> So if I use ls -la and the file size is reported as 8226 that's not how
> many bytes are in the file? 8225 is the offset of the last byte.
Logically, there are 8226 bytes in the file (with offsets 0 thru
8225, inclusive, for a total of 8226 bytes).
Physically, there may be more than that because disk space is
allocated in blocks and any unused fractional disk block is wasted.
Some file systems use a dual-blocksize scheme: if a file is smaller
than one BigBlock, disk allocated is a multiple of SmallBlock, but
if the file is larger than one BigBlock, disk is allocated in
multiples of BigBlock. Typical sizes for a modern desktop might
be SmallBlock = 2048 bytes and BigBlock = 16384 bytes.
Unless you have to micromanage disk space because you're always
critically short, you really don't care about the physical details.
Physically, there may be less than that in a "sparse file" because
disk blocks may not have been allocated for unwritten portions of
a file. (This enables such oddities as "terabyte-long" files on a
1.44MB floppy disk, at least according to "ls -l".)
A (larger) file may require "indirect blocks" which keep track of
blocks that are part of the file. Some of these are stored in an
inode. Back in the UNIX V7 days, the block size was 512 bytes, and
you got 10 block numbers in an inode, so if a file was larger than
5,120 bytes, it needed an indirect block.
The st_blocks value reported times the block size may not equal the
st_size value rounded up to the next higher block size due to
unwritten data blocks and indirect blocks.
It is not meaningful to talk about a "file size in system memory"
since a sufficiently large file will not *FIT* in memory, and even
if it does, the system will balance the needs for this file and
other files in use at the same time, and you can expect that amount
to change without notice. For example, if the program is spending
a long time waiting for console input, its resident memory usage
may go to nearly zero.
A C text file when read into memory may differ from the file size
reported by a stat() equivalent on Windows because C translates
\r\n line endings to \n line endings on reading, and the reverse
on writing.
A File System Accountant can use all sorts of measures to properly
bill you for the file according to policy, which is likely to have
all the convenience and understandability of IRS tax forms. That
might include billing for the size of the inode (Unix) and the size
of the directory entry (which depends on the length of the *name*
of the file), and sharing the cost of the inode between users with
different links to the same file..
> Hum. I
> guess you learn something new everyday. I'm using ext4. Will it contain what
> I'm looking for? I what to know how many bytes are composing the file and
*Logically*, the number of bytes in the file is given by "ls -l".

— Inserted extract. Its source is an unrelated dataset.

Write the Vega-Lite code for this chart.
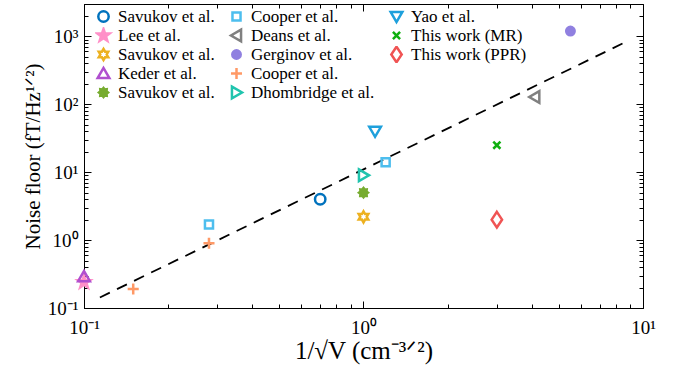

The amount of disk space used to store it may not be the same value.
> how the OS treats the file in RAM. That might be the kernel's memory
> mangement job rather than sys calls. But don't all system calls call on
> kernel functions?
How much RAM is used for a particular file is subject to constant change,
and if you REALLY, REALLY need to know this EXACTLY, you're in deep,
deep trouble, because you will be wrong.